Lithuanian cross to Stalinism victims removed from mass grave site near Minsk

  • 2019-05-16
  • BNS/TBT Staff

VILNIUS - Belarus' opposition activists accuse President Alexander Lukashenko of destroying the evidence of Stalinist crimes, saying crosses marking a mass grave site near Minsk, including the one erected by Lithuanians, have been removed.  

"Lukashenko is whitewashing the crimes of Stalin's regime in Belarus, in Kuropaty. This is the largest site of Stalinist repressions of the 1930s. The crosses have been demolished; real estate development in the district continues," Pavel Severinets, a former political prisoner and long-time leader of the unregistered Belarusian Christian Democracy party, told members of the Seimas Committee on Foreign Affairs on Wednesday. 

"It was only yesterday that we learned that Lukashenko is planning to establish a national exhibition center in Kuropaty. And all this is being done in a demonstrative way," he said.  

The Lithuanian cross erected in Kuropaty in early 2019 has been removed, too, according to Severinets. 

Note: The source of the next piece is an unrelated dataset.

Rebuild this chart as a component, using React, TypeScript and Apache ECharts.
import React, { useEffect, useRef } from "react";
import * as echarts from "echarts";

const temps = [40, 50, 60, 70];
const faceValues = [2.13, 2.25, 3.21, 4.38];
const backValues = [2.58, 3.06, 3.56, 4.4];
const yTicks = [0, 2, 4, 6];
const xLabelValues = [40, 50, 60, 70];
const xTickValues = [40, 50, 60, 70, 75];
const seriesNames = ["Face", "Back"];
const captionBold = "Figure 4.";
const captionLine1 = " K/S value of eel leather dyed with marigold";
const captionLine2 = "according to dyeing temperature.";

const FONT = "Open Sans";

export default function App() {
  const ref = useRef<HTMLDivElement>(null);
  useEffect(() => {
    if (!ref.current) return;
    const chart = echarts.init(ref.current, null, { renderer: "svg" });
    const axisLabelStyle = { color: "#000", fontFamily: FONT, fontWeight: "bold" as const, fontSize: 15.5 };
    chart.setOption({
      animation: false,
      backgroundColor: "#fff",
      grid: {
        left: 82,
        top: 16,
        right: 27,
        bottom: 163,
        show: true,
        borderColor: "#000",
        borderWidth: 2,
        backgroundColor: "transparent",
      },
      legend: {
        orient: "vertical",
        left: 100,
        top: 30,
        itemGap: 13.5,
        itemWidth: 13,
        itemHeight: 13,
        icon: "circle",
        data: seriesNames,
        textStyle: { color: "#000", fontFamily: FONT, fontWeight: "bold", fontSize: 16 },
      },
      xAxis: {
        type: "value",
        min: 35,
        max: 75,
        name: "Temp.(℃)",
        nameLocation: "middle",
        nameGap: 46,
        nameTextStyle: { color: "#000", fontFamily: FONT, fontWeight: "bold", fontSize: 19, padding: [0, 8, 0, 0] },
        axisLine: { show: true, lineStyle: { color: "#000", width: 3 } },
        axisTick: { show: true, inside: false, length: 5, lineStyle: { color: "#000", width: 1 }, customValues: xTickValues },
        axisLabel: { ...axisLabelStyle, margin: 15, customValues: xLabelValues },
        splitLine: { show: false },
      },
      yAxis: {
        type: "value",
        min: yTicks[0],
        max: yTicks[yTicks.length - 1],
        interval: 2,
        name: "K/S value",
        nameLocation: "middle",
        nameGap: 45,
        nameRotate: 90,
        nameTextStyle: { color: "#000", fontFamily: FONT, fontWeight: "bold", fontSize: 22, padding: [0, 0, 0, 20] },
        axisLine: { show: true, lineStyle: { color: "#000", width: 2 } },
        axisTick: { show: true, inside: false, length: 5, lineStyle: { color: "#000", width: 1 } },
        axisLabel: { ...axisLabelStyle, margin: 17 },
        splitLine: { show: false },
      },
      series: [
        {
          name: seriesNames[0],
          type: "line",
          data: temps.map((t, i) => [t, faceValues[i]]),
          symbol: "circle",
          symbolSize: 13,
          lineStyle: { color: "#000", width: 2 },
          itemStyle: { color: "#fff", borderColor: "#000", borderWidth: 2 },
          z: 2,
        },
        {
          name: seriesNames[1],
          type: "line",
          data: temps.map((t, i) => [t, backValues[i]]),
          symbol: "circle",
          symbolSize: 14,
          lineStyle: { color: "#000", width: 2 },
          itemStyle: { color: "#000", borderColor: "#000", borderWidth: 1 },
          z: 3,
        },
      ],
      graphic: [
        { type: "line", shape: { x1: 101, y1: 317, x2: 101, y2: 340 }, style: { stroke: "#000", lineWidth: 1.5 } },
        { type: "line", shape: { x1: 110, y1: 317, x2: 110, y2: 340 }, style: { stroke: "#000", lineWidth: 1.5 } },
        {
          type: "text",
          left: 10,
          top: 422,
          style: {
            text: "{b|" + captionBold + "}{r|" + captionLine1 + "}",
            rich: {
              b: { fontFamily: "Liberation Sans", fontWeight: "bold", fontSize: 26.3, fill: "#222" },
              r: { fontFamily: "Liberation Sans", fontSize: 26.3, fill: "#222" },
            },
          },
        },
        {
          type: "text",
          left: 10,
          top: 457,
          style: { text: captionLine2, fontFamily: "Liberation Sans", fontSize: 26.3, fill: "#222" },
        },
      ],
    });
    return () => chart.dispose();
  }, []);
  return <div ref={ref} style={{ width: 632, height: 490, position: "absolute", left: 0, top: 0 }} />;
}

"Young people from Lithuania wanted to place a cross for Lithuanians who were executed there. The cross was made in Lithuania, brought to Belarus and placed in Kuropaty, next to Polish and Belarusian crosses. The cross was removed overnight and now lies on the grounds of the forest enterprise that is in charge of the Kuropaty area," he said. 

A few dozen to several hundred victims of the Stalinist terror, including Belarusians, Russians, Poles, Jews and Lithuanians, were killed in the woods at Kuropaty on the northeastern edge of Minsk between 1937 and 1941. The exact number of the victims is unknown because no detailed archaeological excavations have been carried out at the site and the archives remain classified. 

According to information from the Genocide and Resistance Research Center of Lithuania, former ministers of interwar Lithuania could be among those buried in the mass grave. 

The demolition of crosses placed by people at the site provoked a wave of public indignation in early April. The move was denounced by prominent Belarusian public figures, representatives of religious denominations, and the international community.